Source material:
● ● ● ● ● ● ●

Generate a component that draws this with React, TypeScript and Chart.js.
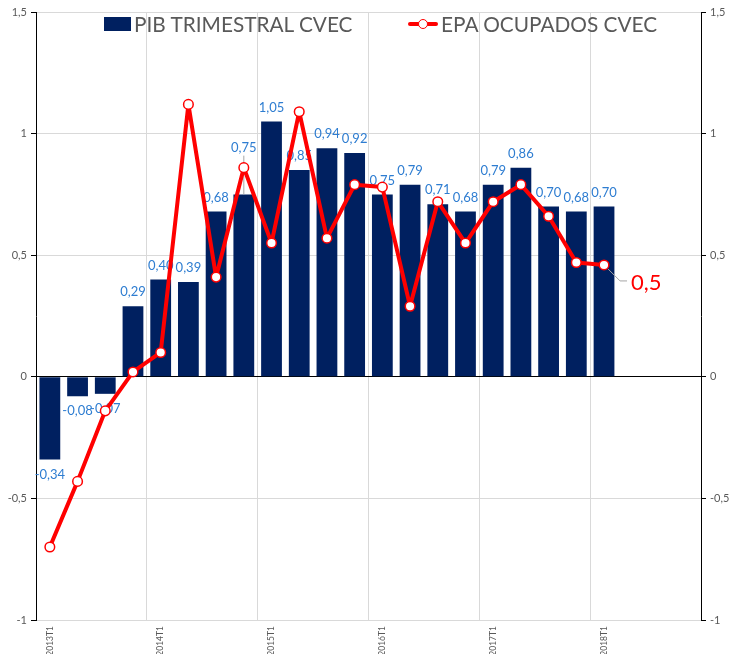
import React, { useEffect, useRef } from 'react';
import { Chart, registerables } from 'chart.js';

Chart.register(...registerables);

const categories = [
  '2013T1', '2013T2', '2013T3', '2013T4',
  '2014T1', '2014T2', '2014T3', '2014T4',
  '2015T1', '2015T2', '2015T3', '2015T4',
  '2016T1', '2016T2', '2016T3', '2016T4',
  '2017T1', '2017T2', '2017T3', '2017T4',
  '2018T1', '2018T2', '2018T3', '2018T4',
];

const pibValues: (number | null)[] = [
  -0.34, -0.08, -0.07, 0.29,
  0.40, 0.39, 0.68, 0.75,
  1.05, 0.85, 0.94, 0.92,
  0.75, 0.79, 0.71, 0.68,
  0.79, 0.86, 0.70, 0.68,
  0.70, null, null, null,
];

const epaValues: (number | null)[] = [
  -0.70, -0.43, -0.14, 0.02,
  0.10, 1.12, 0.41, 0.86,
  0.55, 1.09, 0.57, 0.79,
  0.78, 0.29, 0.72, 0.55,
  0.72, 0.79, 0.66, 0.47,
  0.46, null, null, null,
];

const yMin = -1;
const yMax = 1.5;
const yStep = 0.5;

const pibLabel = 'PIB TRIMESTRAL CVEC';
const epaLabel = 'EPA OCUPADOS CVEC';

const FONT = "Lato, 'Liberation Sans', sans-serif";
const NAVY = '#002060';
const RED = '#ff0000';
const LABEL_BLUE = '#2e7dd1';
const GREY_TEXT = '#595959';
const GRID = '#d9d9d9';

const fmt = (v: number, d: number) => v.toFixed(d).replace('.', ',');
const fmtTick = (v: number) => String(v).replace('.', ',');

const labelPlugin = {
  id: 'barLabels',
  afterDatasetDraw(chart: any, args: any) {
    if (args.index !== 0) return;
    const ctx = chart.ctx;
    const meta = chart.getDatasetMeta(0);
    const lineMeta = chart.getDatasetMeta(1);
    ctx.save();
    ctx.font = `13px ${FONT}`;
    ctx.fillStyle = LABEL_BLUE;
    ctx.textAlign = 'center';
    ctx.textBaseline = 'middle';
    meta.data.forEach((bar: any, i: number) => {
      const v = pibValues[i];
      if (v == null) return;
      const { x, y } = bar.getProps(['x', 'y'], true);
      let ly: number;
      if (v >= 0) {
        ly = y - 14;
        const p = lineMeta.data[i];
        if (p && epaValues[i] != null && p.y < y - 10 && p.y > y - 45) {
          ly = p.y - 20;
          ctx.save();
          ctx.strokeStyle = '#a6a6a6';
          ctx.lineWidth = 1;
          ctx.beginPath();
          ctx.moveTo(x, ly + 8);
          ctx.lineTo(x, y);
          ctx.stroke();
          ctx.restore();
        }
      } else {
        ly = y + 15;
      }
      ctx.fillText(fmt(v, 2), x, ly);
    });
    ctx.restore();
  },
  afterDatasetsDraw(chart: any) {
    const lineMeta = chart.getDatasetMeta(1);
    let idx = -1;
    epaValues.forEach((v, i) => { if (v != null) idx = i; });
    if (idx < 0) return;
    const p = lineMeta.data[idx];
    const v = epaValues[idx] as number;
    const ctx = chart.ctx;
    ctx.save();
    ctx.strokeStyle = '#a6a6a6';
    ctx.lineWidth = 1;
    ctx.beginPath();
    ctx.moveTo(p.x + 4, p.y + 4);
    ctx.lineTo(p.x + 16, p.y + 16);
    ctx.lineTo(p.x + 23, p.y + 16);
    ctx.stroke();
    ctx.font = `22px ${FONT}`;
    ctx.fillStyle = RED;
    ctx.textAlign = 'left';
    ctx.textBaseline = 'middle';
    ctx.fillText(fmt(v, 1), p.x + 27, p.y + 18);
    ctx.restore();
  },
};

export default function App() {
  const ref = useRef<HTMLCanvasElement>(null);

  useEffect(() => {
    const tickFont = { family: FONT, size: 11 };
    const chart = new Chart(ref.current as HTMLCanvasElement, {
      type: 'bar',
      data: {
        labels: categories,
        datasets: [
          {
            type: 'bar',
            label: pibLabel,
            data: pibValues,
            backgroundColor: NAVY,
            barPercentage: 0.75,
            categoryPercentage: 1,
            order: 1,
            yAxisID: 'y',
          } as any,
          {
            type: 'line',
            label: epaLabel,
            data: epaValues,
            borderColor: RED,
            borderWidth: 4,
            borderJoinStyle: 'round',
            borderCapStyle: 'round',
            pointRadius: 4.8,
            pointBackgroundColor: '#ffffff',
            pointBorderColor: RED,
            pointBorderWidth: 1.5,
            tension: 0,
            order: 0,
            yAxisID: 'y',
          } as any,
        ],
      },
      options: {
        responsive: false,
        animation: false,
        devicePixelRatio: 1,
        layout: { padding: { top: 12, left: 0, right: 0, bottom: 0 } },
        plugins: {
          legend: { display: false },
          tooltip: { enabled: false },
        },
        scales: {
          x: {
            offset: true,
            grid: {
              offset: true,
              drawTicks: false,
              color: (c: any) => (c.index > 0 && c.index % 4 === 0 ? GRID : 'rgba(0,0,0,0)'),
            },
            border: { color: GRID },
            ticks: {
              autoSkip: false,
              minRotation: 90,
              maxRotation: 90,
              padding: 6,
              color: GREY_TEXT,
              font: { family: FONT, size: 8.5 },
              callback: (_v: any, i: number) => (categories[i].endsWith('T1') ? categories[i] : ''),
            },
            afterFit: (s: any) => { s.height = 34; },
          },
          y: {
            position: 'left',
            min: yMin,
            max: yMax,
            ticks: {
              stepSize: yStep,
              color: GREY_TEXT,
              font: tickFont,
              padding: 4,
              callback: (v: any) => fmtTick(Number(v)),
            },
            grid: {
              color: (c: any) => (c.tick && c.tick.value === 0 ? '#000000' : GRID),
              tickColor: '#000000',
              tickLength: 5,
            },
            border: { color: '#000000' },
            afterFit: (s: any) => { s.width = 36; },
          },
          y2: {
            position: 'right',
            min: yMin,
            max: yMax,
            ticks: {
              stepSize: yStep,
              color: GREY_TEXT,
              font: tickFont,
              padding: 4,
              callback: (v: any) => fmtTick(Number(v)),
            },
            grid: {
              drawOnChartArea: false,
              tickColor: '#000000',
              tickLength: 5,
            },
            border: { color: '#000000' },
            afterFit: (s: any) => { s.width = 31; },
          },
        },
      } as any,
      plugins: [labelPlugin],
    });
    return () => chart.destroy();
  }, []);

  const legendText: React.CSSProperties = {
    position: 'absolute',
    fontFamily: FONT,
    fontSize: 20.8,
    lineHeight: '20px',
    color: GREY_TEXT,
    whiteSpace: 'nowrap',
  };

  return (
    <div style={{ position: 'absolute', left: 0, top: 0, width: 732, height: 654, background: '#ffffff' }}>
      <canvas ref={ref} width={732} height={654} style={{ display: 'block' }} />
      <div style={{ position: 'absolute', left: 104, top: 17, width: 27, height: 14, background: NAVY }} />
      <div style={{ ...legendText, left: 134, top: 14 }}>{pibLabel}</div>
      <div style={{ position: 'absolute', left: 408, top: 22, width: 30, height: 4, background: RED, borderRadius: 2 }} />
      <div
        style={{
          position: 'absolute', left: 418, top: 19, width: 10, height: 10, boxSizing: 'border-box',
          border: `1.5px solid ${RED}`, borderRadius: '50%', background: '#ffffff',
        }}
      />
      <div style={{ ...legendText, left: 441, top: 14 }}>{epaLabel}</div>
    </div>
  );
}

● ● ● ● ● ● ●

Exercise description: Repeat the listing above exactly, with no pictures.

Written solution:
Generate a component that draws this with React, TypeScript and Chart.js.
import React, { useEffect, useRef } from 'react';
import { Chart, registerables } from 'chart.js';

Chart.register(...registerables);

const categories = [
  '2013T1', '2013T2', '2013T3', '2013T4',
  '2014T1', '2014T2', '2014T3', '2014T4',
  '2015T1', '2015T2', '2015T3', '2015T4',
  '2016T1', '2016T2', '2016T3', '2016T4',
  '2017T1', '2017T2', '2017T3', '2017T4',
  '2018T1', '2018T2', '2018T3', '2018T4',
];

const pibValues: (number | null)[] = [
  -0.34, -0.08, -0.07, 0.29,
  0.40, 0.39, 0.68, 0.75,
  1.05, 0.85, 0.94, 0.92,
  0.75, 0.79, 0.71, 0.68,
  0.79, 0.86, 0.70, 0.68,
  0.70, null, null, null,
];

const epaValues: (number | null)[] = [
  -0.70, -0.43, -0.14, 0.02,
  0.10, 1.12, 0.41, 0.86,
  0.55, 1.09, 0.57, 0.79,
  0.78, 0.29, 0.72, 0.55,
  0.72, 0.79, 0.66, 0.47,
  0.46, null, null, null,
];

const yMin = -1;
const yMax = 1.5;
const yStep = 0.5;

const pibLabel = 'PIB TRIMESTRAL CVEC';
const epaLabel = 'EPA OCUPADOS CVEC';

const FONT = "Lato, 'Liberation Sans', sans-serif";
const NAVY = '#002060';
const RED = '#ff0000';
const LABEL_BLUE = '#2e7dd1';
const GREY_TEXT = '#595959';
const GRID = '#d9d9d9';

const fmt = (v: number, d: number) => v.toFixed(d).replace('.', ',');
const fmtTick = (v: number) => String(v).replace('.', ',');

const labelPlugin = {
  id: 'barLabels',
  afterDatasetDraw(chart: any, args: any) {
    if (args.index !== 0) return;
    const ctx = chart.ctx;
    const meta = chart.getDatasetMeta(0);
    const lineMeta = chart.getDatasetMeta(1);
    ctx.save();
    ctx.font = `13px ${FONT}`;
    ctx.fillStyle = LABEL_BLUE;
    ctx.textAlign = 'center';
    ctx.textBaseline = 'middle';
    meta.data.forEach((bar: any, i: number) => {
      const v = pibValues[i];
      if (v == null) return;
      const { x, y } = bar.getProps(['x', 'y'], true);
      let ly: number;
      if (v >= 0) {
        ly = y - 14;
        const p = lineMeta.data[i];
        if (p && epaValues[i] != null && p.y < y - 10 && p.y > y - 45) {
          ly = p.y - 20;
          ctx.save();
          ctx.strokeStyle = '#a6a6a6';
          ctx.lineWidth = 1;
          ctx.beginPath();
          ctx.moveTo(x, ly + 8);
          ctx.lineTo(x, y);
          ctx.stroke();
          ctx.restore();
        }
      } else {
        ly = y + 15;
      }
      ctx.fillText(fmt(v, 2), x, ly);
    });
    ctx.restore();
  },
  afterDatasetsDraw(chart: any) {
    const lineMeta = chart.getDatasetMeta(1);
    let idx = -1;
    epaValues.forEach((v, i) => { if (v != null) idx = i; });
    if (idx < 0) return;
    const p = lineMeta.data[idx];
    const v = epaValues[idx] as number;
    const ctx = chart.ctx;
    ctx.save();
    ctx.strokeStyle = '#a6a6a6';
    ctx.lineWidth = 1;
    ctx.beginPath();
    ctx.moveTo(p.x + 4, p.y + 4);
    ctx.lineTo(p.x + 16, p.y + 16);
    ctx.lineTo(p.x + 23, p.y + 16);
    ctx.stroke();
    ctx.font = `22px ${FONT}`;
    ctx.fillStyle = RED;
    ctx.textAlign = 'left';
    ctx.textBaseline = 'middle';
    ctx.fillText(fmt(v, 1), p.x + 27, p.y + 18);
    ctx.restore();
  },
};

export default function App() {
  const ref = useRef<HTMLCanvasElement>(null);

  useEffect(() => {
    const tickFont = { family: FONT, size: 11 };
    const chart = new Chart(ref.current as HTMLCanvasElement, {
      type: 'bar',
      data: {
        labels: categories,
        datasets: [
          {
            type: 'bar',
            label: pibLabel,
            data: pibValues,
            backgroundColor: NAVY,
            barPercentage: 0.75,
            categoryPercentage: 1,
            order: 1,
            yAxisID: 'y',
          } as any,
          {
            type: 'line',
            label: epaLabel,
            data: epaValues,
            borderColor: RED,
            borderWidth: 4,
            borderJoinStyle: 'round',
            borderCapStyle: 'round',
            pointRadius: 4.8,
            pointBackgroundColor: '#ffffff',
            pointBorderColor: RED,
            pointBorderWidth: 1.5,
            tension: 0,
            order: 0,
            yAxisID: 'y',
          } as any,
        ],
      },
      options: {
        responsive: false,
        animation: false,
        devicePixelRatio: 1,
        layout: { padding: { top: 12, left: 0, right: 0, bottom: 0 } },
        plugins: {
          legend: { display: false },
          tooltip: { enabled: false },
        },
        scales: {
          x: {
            offset: true,
            grid: {
              offset: true,
              drawTicks: false,
              color: (c: any) => (c.index > 0 && c.index % 4 === 0 ? GRID : 'rgba(0,0,0,0)'),
            },
            border: { color: GRID },
            ticks: {
              autoSkip: false,
              minRotation: 90,
              maxRotation: 90,
              padding: 6,
              color: GREY_TEXT,
              font: { family: FONT, size: 8.5 },
              callback: (_v: any, i: number) => (categories[i].endsWith('T1') ? categories[i] : ''),
            },
            afterFit: (s: any) => { s.height = 34; },
          },
          y: {
            position: 'left',
            min: yMin,
            max: yMax,
            ticks: {
              stepSize: yStep,
              color: GREY_TEXT,
              font: tickFont,
              padding: 4,
              callback: (v: any) => fmtTick(Number(v)),
            },
            grid: {
              color: (c: any) => (c.tick && c.tick.value === 0 ? '#000000' : GRID),
              tickColor: '#000000',
              tickLength: 5,
            },
            border: { color: '#000000' },
            afterFit: (s: any) => { s.width = 36; },
          },
          y2: {
            position: 'right',
            min: yMin,
            max: yMax,
            ticks: {
              stepSize: yStep,
              color: GREY_TEXT,
              font: tickFont,
              padding: 4,
              callback: (v: any) => fmtTick(Number(v)),
            },
            grid: {
              drawOnChartArea: false,
              tickColor: '#000000',
              tickLength: 5,
            },
            border: { color: '#000000' },
            afterFit: (s: any) => { s.width = 31; },
          },
        },
      } as any,
      plugins: [labelPlugin],
    });
    return () => chart.destroy();
  }, []);

  const legendText: React.CSSProperties = {
    position: 'absolute',
    fontFamily: FONT,
    fontSize: 20.8,
    lineHeight: '20px',
    color: GREY_TEXT,
    whiteSpace: 'nowrap',
  };

  return (
    <div style={{ position: 'absolute', left: 0, top: 0, width: 732, height: 654, background: '#ffffff' }}>
      <canvas ref={ref} width={732} height={654} style={{ display: 'block' }} />
      <div style={{ position: 'absolute', left: 104, top: 17, width: 27, height: 14, background: NAVY }} />
      <div style={{ ...legendText, left: 134, top: 14 }}>{pibLabel}</div>
      <div style={{ position: 'absolute', left: 408, top: 22, width: 30, height: 4, background: RED, borderRadius: 2 }} />
      <div
        style={{
          position: 'absolute', left: 418, top: 19, width: 10, height: 10, boxSizing: 'border-box',
          border: `1.5px solid ${RED}`, borderRadius: '50%', background: '#ffffff',
        }}
      />
      <div style={{ ...legendText, left: 441, top: 14 }}>{epaLabel}</div>
    </div>
  );
}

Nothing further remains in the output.